If a common use-case is comparing objects according to one of their properties, you could add an additional constructor and implement and call it like this:

public GenericEqualityComparer(Func<T, object> projection)
{
    compareFunction = (t1, t2) => projection(t1).Equals(projection(t2));
    hashFunction = t => projection(t).GetHashCode();
}

var comaparer = new GenericEqualityComparer( o => o.PropertyToCompare);

This will automatically use the hash as implemented by the property.

EDIT: a more efficient and robust implementation inspired my Marc's comments:

public static GenericEqualityComparer<T> Create<TValue>(Func<T, TValue> projection)
{
    return new GenericEqualityComparer<T>(
        (t1, t2) => EqualityComparer<TValue>.Default.Equals( projection(t1), projection(t2)),
        t => EqualityComparer<TValue>.Default.GetHashCode(projection(t)));
}

var comparer = GenericEqualityComparer<YourObjectType>.Create( o => o.PropertyToCompare); 
Horrocks answered 6/5, 2011 at 9:27 Comment(5)
this one is nice, but I have to compare 2 propertiesCloister
@mathieu: Maybe htis would work: new GenericEqualityComparer( o => new Tuple<T1,T2>(o.P1, o.P2));Horrocks
You would do better to use a second generic (for the projected value) and use EqualityComparer<TValue>.Default to run Equals and GetHashCode; otherwise you get boxing and issues with null.Blackford
@Marc: thanks for the valuable input. I understand the boxing issue, but what issues with null are you seeing? If the objects to be compared can be null, this should be handled by the lambda which is passed to the constructor.Horrocks
@Horrocks - calling .GetHashCode(), for example ;p i.e. foo => foo.Name is risky. The inbuilt equality comparer avoids this (and avoids boxing, and supports IEquatable<T>, and supports Nullable<T>)Blackford
S
2

Your performance will go down the drain. Distinct and Except are efficient operations when implemented on set data structures. By providing a constant hash value you essentially destroy this characteristic and force naive algorithm using a linear search.

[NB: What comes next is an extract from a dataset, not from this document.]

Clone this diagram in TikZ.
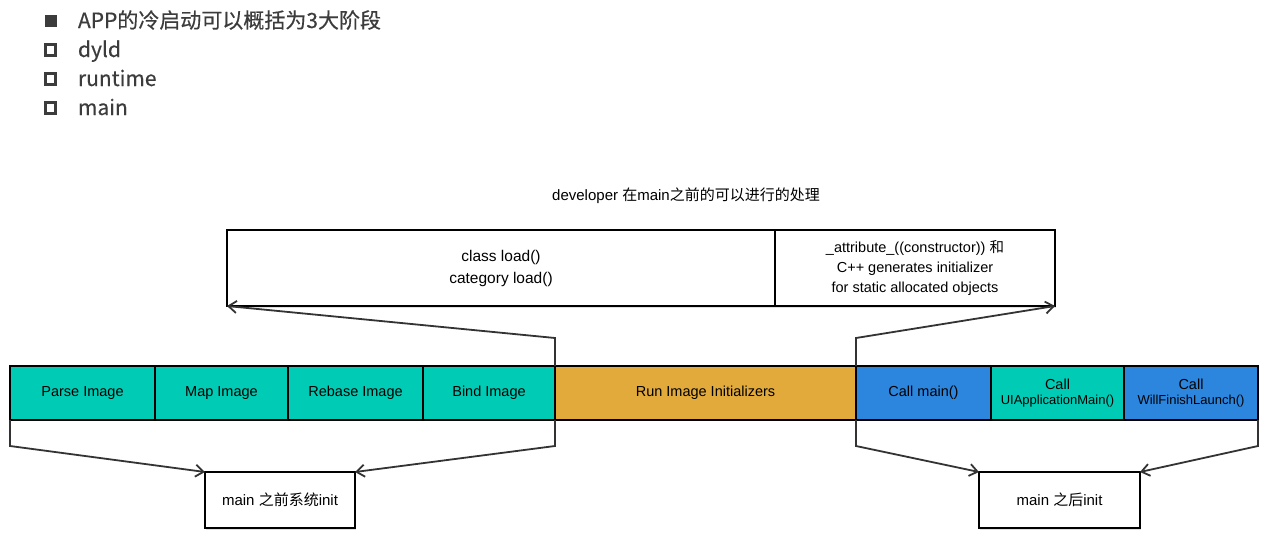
\documentclass[tikz,border=0pt]{standalone}
\usepackage{fontspec}
\setmainfont{Liberation Sans}
\newfontfamily\cjk{Noto Sans CJK SC}
\newfontfamily\cjkmedium[FakeBold=0.4]{Noto Sans CJK SC}
\usetikzlibrary{arrows,arrows.meta,shapes,positioning,shadows}

\definecolor{dyldteal}{RGB}{0,204,181}
\definecolor{initorange}{RGB}{226,170,58}
\definecolor{mainblue}{RGB}{44,134,222}
\definecolor{bulletgray}{RGB}{60,60,60}

\begin{document}
\begin{tikzpicture}[
        x=1pt, y=-1pt,
        node distance=0pt,
        every node/.style={inner sep=0pt, outer sep=0pt, align=center},
        phase/.style={draw, line width=1.6pt, minimum height=54pt, font=\fontsize{14.5}{16}\selectfont},
        dyldphase/.style={phase, fill=dyldteal},
        initphase/.style={phase, fill=initorange},
        mainphase/.style={phase, fill=mainblue},
        infobox/.style={draw, line width=2pt, fill=white, drop shadow={shadow xshift=1pt, shadow yshift=-2pt, opacity=0.25}},
        bracket/.style={draw=black!80, line width=1.8pt, -{Straight Barb[length=8pt,width=12pt]}},
        bullettext/.style={anchor=base west, text=bulletgray, font=\fontsize{21}{24}\selectfont\cjkmedium}
    ]
    \useasboundingbox (0,0) rectangle (1269,557);

    % Bullets
    \node[fill=bulletgray, minimum size=12pt] (b1) at (50.5,21) {};
    \node[bullettext] (t1) at (78,28) {APP的冷启动可以概括为3大阶段};
    \foreach \txt [count=\i from 2] in {dyld,runtime,main} {
        \node[draw=bulletgray, line width=3pt, minimum size=10.5pt] (b\i) at (50.5,{21+29*(\i-1)}) {};
        \node[bullettext] (t\i) at (78,{28+29*(\i-1)}) {\txt};
    }

    % Developer hooks
    \node[font=\fontsize{15}{18}\selectfont] (devtitle) at (686,196) {developer {\cjk 在}main{\cjk 之前的可以进行的处理}};
    \node[infobox, minimum width=548pt, minimum height=76pt, anchor=north west, font=\fontsize{15.5}{22}\selectfont] (loadbox) at (227,230) {class load()\\category load()};
    \node[infobox, minimum width=280pt, minimum height=76pt, right=of loadbox, font=\fontsize{14.5}{20}\selectfont] (ctorbox) {\_attribute\_((constructor)) {\cjk 和}\\C++ generates initializer\\for static allocated objects};

    % Launch phases
    \node[dyldphase, minimum width=145pt, anchor=north west] (parse) at (10,366) {Parse Image};
    \node[dyldphase, minimum width=133pt, right=of parse] (map) {Map Image};
    \node[dyldphase, minimum width=135pt, right=of map] (rebase) {Rebase Image};
    \node[dyldphase, minimum width=132pt, right=of rebase] (bind) {Bind Image};
    \node[initphase, minimum width=301pt, right=of bind] (run) {Run Image Initializers};
    \node[mainphase, minimum width=135pt, right=of run] (callmain) {Call main()};
    \node[dyldphase, minimum width=133pt, right=of callmain] (uiappmain) {Call\\[-1pt]{\fontsize{13}{15}\selectfont UIApplicationMain()}};
    \node[mainphase, minimum width=134pt, right=of uiappmain] (willfinish) {Call\\[-1pt]{\fontsize{13}{15}\selectfont WillFinishLaunch()}};

    % Init boxes
    \node[infobox, minimum width=150pt, minimum height=56pt, anchor=north west, font=\fontsize{15}{18}\selectfont] (beforeinit) at (205,472) {main {\cjk 之前系统}init};
    \node[infobox, minimum width=161pt, minimum height=56pt, anchor=north west, font=\fontsize{15}{18}\selectfont] (afterinit) at (979,472) {main {\cjk 之后}init};

    % Connectors
    \draw[bracket] (run.north west) -- ++(0,-28) -- (loadbox.south west);
    \draw[bracket] (callmain.north west) -- ++(0,-28) -- (ctorbox.south east);
    \draw[bracket] (parse.south west) -- ++(0,26) -- (beforeinit.north west);
    \draw[bracket] (bind.south east) -- ++(0,26) -- (beforeinit.north east);
    \draw[bracket] (callmain.south west) -- ++(0,26) -- (afterinit.north west);
    \draw[bracket] (willfinish.south east) -- ++(0,26) -- (afterinit.north east);
\end{tikzpicture}
\end{document}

You need to see whether this is acceptable for your data volume. But for somewhat larger data sets, the difference will be pronounced. For example, Except will increase from expected time O(n) to O(n²), which can be a big deal.

Rather than providing a constant, why not just call the object’s own GetHashCode method? It may not give a particularly good value but it cannot be worse than using a constant, and correctness will still be preserved unless the GetHashCode method of the object is overridden to return wrong values.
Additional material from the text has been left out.